LIVRO: “Rapariga, Mulher, Outra”,
de Bernardine Evaristo
Ed. Elsinore, Setembro de 2020
“Shirley,
a sua amiga mais antiga, virá esta noite, desde a adolescência que não falha um espetáculo que ela faça, tem sido uma constante na sua vida desde que se conheceram no liceu, tinham onze anos, era a hora do almoço e ela estava sozinha no recreio, rodeada de meninas de uniforme verde, todas em animada algazarra, a saltar à corda ou a jogar à macaca ou à apanhada, e então Shirley, a única outra rapariga de pele escura em toda a escola, veio ter com ela
e ali ficou, parada, à sua frente”
Distribuídas por quatro capítulos, as vidas de doze personagens femininas vão-se interceptando e articulando entre si na perfeição, para nos oferecerem uma visão abrangente da história da mulher no Reino Unido, de finais do século XIX até aos nossos dias. Fintando cronologias, Bernardine Evaristo centra a sua atenção nos condicionalismos de ordem social com que as mulheres se depararam ao longo dos tempos, à medida que vai dissecando os factores históricos e políticos que se revelaram determinantes para a tão desejada emancipação. Aqui chegados, porém, não se julgue que é tempo de respirar de alívio. Há questões que teimam em persistir, de uma sociedade que se obstina em fechar-se à discussão dos verdadeiros problemas da mulher, aos fenómenos de género que criam entraves a si próprios ou aos fundamentalismos que minam os mais estimáveis propósitos e são verdadeiros tiros nos pés.

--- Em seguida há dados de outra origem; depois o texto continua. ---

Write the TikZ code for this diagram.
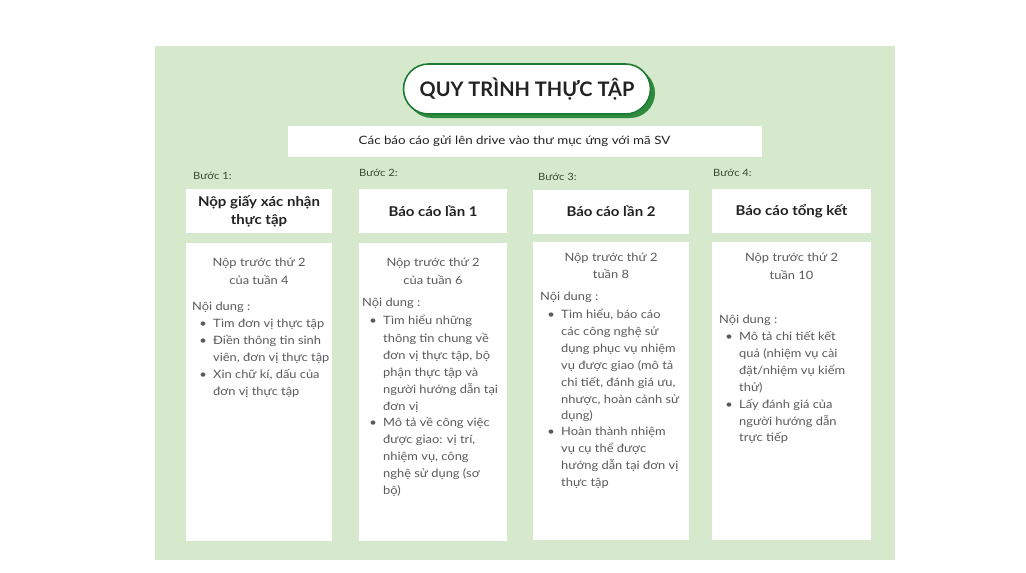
\documentclass[tikz,border=0pt]{standalone}
\usepackage{fontspec}
\setmainfont{Lato}[FakeStretch=1.12]
\newfontfamily\titlefont{Lato}
\newfontfamily\headfont{Lato}[FakeStretch=1.11]
\newfontfamily\subfont{Lato}[FakeStretch=1.16]
\definecolor{panel}{HTML}{D6E9CD}
\definecolor{pillgreen}{HTML}{1E7B34}
\definecolor{shadowgreen}{HTML}{2E8B3E}
\definecolor{bodytext}{HTML}{5A5A5A}
\definecolor{headtext}{HTML}{222222}
\definecolor{steptext}{HTML}{3B4A33}
\newcommand\tl[4]{\node[txt,anchor=west] (#1) at (#2,#3) {#4};}
\newcommand\tc[4]{\node[txt,anchor=center] (#1) at (#2,#3) {#4};}
\newcommand\bl[3]{\node[txt,anchor=center] (#1) at (#2,#3) {•};}
\begin{document}
\begin{tikzpicture}[x=1pt,y=-1pt,
  txt/.style={inner sep=0pt, font=\fontsize{11.5}{14}\selectfont, text=bodytext, text height=0.75em, text depth=0.25em},
  whitebox/.style={fill=white, draw=none, inner sep=0pt},
  headbox/.style={whitebox, minimum height=44pt, font=\headfont\bfseries\fontsize{13.5}{18}\selectfont, text=headtext, align=center},
  contentbox/.style={whitebox, minimum height=298pt},
  steplabel/.style={inner sep=0pt, anchor=west, font=\fontsize{10}{12}\selectfont, text=steptext},
  pill/.style={draw=pillgreen, line width=1.6pt, fill=white, rounded corners=25pt, minimum width=247pt, minimum height=50pt, inner sep=0pt, font=\titlefont\bfseries\fontsize{20}{24}\selectfont, text=headtext}]
\path[use as bounding box] (0,0) rectangle (1026,573);
\fill[white] (0,0) rectangle (1026,573);
\fill[panel] (155,46) rectangle (895,560);
% title
\fill[shadowgreen, rounded corners=25pt] (407,68) rectangle (655,118);
\node[pill] (title) at (527,89) {QUY TRÌNH THỰC TẬP};
% subtitle
\node[whitebox, minimum width=474pt, minimum height=31pt] (sub) at (525,141.5) {};
\node[inner sep=0pt, font=\subfont\fontsize{11.5}{14}\selectfont, text=headtext] (subtxt) at (514.5,141.5) {Các báo cáo gửi lên drive vào thư mục ứng với mã SV};
% step labels
\node[steplabel] (s1) at (193,176) {Bước 1:};
\node[steplabel] (s2) at (359,173) {Bước 2:};
\node[steplabel] (s3) at (538,177) {Bước 3:};
\node[steplabel] (s4) at (713,173) {Bước 4:};
% header boxes
\node[headbox, minimum width=146pt] (h1) at (259,211) {Nộp giấy xác nhận\\thực tập};
\node[headbox, minimum width=148pt] (h2) at (433,211) {Báo cáo lần 1};
\node[headbox, minimum width=156pt] (h3) at (611,211.5) {Báo cáo lần 2};
\node[headbox, minimum width=159pt] (h4) at (791.5,211) {Báo cáo tổng kết};
% content boxes
\node[contentbox, minimum width=146pt] (c1) at (259,392) {};
\node[contentbox, minimum width=148pt] (c2) at (433,392) {};
\node[contentbox, minimum width=156pt] (c3) at (611,391) {};
\node[contentbox, minimum width=159pt] (c4) at (791.5,391) {};
% column 1
\tc{a1}{259}{264}{Nộp trước thứ 2}
\tc{a2}{259}{282}{của tuần 4}
\tl{a3}{192}{308}{Nội dung :}
\bl{ab1}{203}{325}
\tl{a4}{213}{325}{Tìm đơn vị thực tập}
\bl{ab2}{203}{342}
\tl{a5}{213}{342}{Điền thông tin sinh}
\tl{a6}{213}{359}{viên, đơn vị thực tập}
\bl{ab3}{203}{376}
\tl{a7}{213}{376}{Xin chữ kí, dấu của}
\tl{a8}{213}{393}{đơn vị thực tập}
% column 2
\tc{b1}{433}{264}{Nộp trước thứ 2}
\tc{b2}{433}{282}{của tuần 6}
\tl{b3}{362}{304}{Nội dung :}
\bl{bb1}{373}{322}
\tl{b4}{383}{322}{Tìm hiểu những}
\tl{b5}{383}{340}{thông tin chung về}
\tl{b6}{383}{357}{đơn vị thực tập, bộ}
\tl{b7}{383}{374}{phận thực tập và}
\tl{b8}{383}{391}{người hướng dẫn tại}
\tl{b9}{383}{408}{đơn vị}
\bl{bb2}{373}{424}
\tl{b10}{383}{424}{Mô tả về công việc}
\tl{b11}{383}{441}{được giao: vị trí,}
\tl{b12}{383}{458}{nhiệm vụ, công}
\tl{b13}{383}{475}{nghệ sử dụng (sơ}
\tl{b14}{383}{492}{bộ)}
% column 3
\tc{c1a}{611}{259}{Nộp trước thứ 2}
\tc{c2a}{611}{276}{tuần 8}
\tl{c3a}{540}{298}{Nội dung :}
\bl{cb1}{551}{316}
\tl{c4a}{561}{316}{Tìm hiểu, báo cáo}
\tl{c5a}{561}{333}{các công nghệ sử}
\tl{c6a}{561}{350}{dụng phục vụ nhiệm}
\tl{c7a}{561}{367}{vụ được giao (mô tả}
\tl{c8a}{561}{384}{chi tiết, đánh giá ưu,}
\tl{c9a}{561}{401}{nhược, hoàn cảnh sử}
\tl{c10a}{561}{417}{dụng)}
\bl{cb2}{551}{433}
\tl{c11a}{561}{433}{Hoàn thành nhiệm}
\tl{c12a}{561}{450}{vụ cụ thể được}
\tl{c13a}{561}{467}{hướng dẫn tại đơn vị}
\tl{c14a}{561}{484}{thực tập}
% column 4
\tc{d1}{791.5}{259}{Nộp trước thứ 2}
\tc{d2}{791.5}{277}{tuần 10}
\tl{d3}{719}{321}{Nội dung :}
\bl{db1}{729}{338}
\tl{d4}{739}{338}{Mô tả chi tiết kết}
\tl{d5}{739}{355}{quả (nhiệm vụ cài}
\tl{d6}{739}{372}{đặt/nhiệm vụ kiểm}
\tl{d7}{739}{389}{thử)}
\bl{db2}{729}{406}
\tl{d8}{739}{406}{Lấy đánh giá của}
\tl{d9}{739}{423}{người hướng dẫn}
\tl{d10}{739}{439}{trực tiếp}
\end{tikzpicture}
\end{document}
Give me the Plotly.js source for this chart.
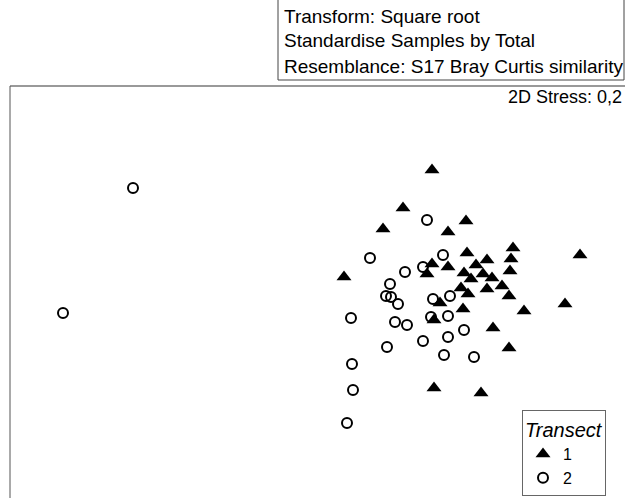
<!DOCTYPE html>
<html>
<head>
<meta charset="utf-8">
<script src="https://cdn.plot.ly/plotly-3.0.1.min.js"></script>
<style>html,body{margin:0;padding:0;background:#fff;}#chart{width:625px;height:498px;}</style>
</head>
<body>
<div id="chart"></div>
<script>
// NMDS ordination coordinates
const transect1X = [-0.08,-0.37,0.26,-0.57,0.08,-0.96,0.73,0.71,1.40,0.27,0.47,-0.08,-0.13,0.08,0.36,0.24,0.43,0.70,0.31,0.52,0.21,0.47,0.62,0.28,0.69,0.00,0.23,0.84,1.25,-0.06,0.53,0.69,-0.06,0.41];
const transect1Y = [1.20,0.82,0.69,0.61,0.58,0.13,0.42,0.31,0.35,0.37,0.30,0.26,0.16,0.23,0.25,0.17,0.16,0.19,0.11,0.12,0.02,0.01,0.04,-0.04,-0.06,-0.13,-0.19,-0.21,-0.14,-0.30,-0.38,-0.58,-0.98,-1.03];
const transect2X = [-3.07,-3.77,-0.13,-0.70,0.03,-0.35,-0.17,-0.50,-0.54,-0.49,-0.42,-0.07,0.10,-0.89,-0.09,0.08,-0.45,-0.33,0.24,-0.17,0.08,-0.53,0.04,0.34,-0.88,-0.87,-0.93];
const transect2Y = [1.02,-0.23,0.70,0.32,0.35,0.18,0.23,0.06,-0.06,-0.07,-0.14,-0.09,-0.06,-0.28,-0.27,-0.26,-0.32,-0.35,-0.40,-0.51,-0.47,-0.57,-0.65,-0.67,-0.74,-1.00,-1.33];
const seriesNames = ["1", "2"];
const legendTitle = "Transect";
const infoLines = ["Transform: Square root", "Standardise Samples by Total", "Resemblance: S17 Bray Curtis similarity"];
const stressText = "2D Stress: 0,2";

const FONT = "Liberation Sans, Arial, sans-serif";

const traces = [
  {x: transect1X, y: transect1Y, name: seriesNames[0], type: "scatter", mode: "markers",
   marker: {symbol: "triangle-up", size: 13, color: "#000"}},
  {x: transect2X, y: transect2Y, name: seriesNames[1], type: "scatter", mode: "markers",
   marker: {symbol: "circle-open", size: 10, color: "#000", line: {width: 2, color: "#000"}}}
];

// pixel -> paper helpers for decorations (plot area: x 10..625, y 86..498)
const px = v => (v - 10) / 615;
const py = v => (498 - v) / 412;

const annotations = infoLines.map((t, i) => ({
  text: t, xref: "paper", yref: "paper", x: px(282), y: py([17, 41, 66][i]),
  xanchor: "left", yanchor: "middle", showarrow: false,
  font: {family: FONT, size: 19, color: "#000"}
}));
annotations.push({
  text: stressText, xref: "paper", yref: "paper", x: px(624), y: py(97),
  xanchor: "right", yanchor: "middle", showarrow: false,
  font: {family: FONT, size: 18, color: "#000"}
});

const layout = {
  width: 625, height: 498,
  margin: {l: 10, r: 0, t: 86, b: 0, pad: 0, autoexpand: false},
  paper_bgcolor: "#fff", plot_bgcolor: "#fff",
  font: {family: FONT, color: "#000"},
  xaxis: {range: [-4.30, 1.85], showgrid: false, zeroline: false, showticklabels: false, ticks: "", showline: false, fixedrange: true},
  yaxis: {range: [-2.08, 2.04], showgrid: false, zeroline: false, showticklabels: false, ticks: "", showline: false, fixedrange: true},
  showlegend: true,
  legend: {
    x: px(522), y: py(410), xanchor: "left", yanchor: "top",
    bgcolor: "#fff", bordercolor: "#666", borderwidth: 1,
    font: {family: FONT, size: 16, color: "#000"},
    title: {text: "<i>" + legendTitle + "</i>", font: {family: FONT, size: 20, color: "#000"}},
    itemwidth: 30, tracegroupgap: 0
  },
  shapes: [
    {type: "line", xref: "paper", yref: "paper", x0: 0, x1: 1, y0: 1, y1: 1, line: {color: "#999", width: 2}},
    {type: "line", xref: "paper", yref: "paper", x0: 0, x1: 0, y0: 0, y1: 1, line: {color: "#555", width: 1}},
    {type: "rect", xref: "paper", yref: "paper", x0: px(278), x1: px(624), y0: py(80), y1: py(-2), line: {color: "#444", width: 1}, fillcolor: "rgba(0,0,0,0)"}
  ],
  annotations: annotations
};

Plotly.newPlot("chart", traces, layout, {displayModeBar: false, staticPlot: true});
</script>
</body>
</html>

O que mais sobressai na escrita de Bernardine Evaristo é a forma subtil como, do nada, constrói as suas personagens e as agiganta, tornando-as arautos de temas incontornáveis como a secundarização do papel da mulher, o preconceito racial, o assédio sexual ou a violência doméstica. Sem aligeirar nunca o sentido da mensagem, a autora conquista-nos rapidamente ao socorrer-se de uma linguagem simples, visualmente apelativa e de enorme eficácia, na qual é impossível não encontrarmos pontos de contacto com as nossas próprias vivências. Está feito o caminho para olharmos em volta e percebermos os verdadeiros obstáculos com os quais a mulher continua a deparar-se. Junte-se ao rigor das composições uma boa dose de humor e uma pitada de cinismo e temos a essência do ser mulher: imensa de crer, infatigável de vontade, lutadora inigualável.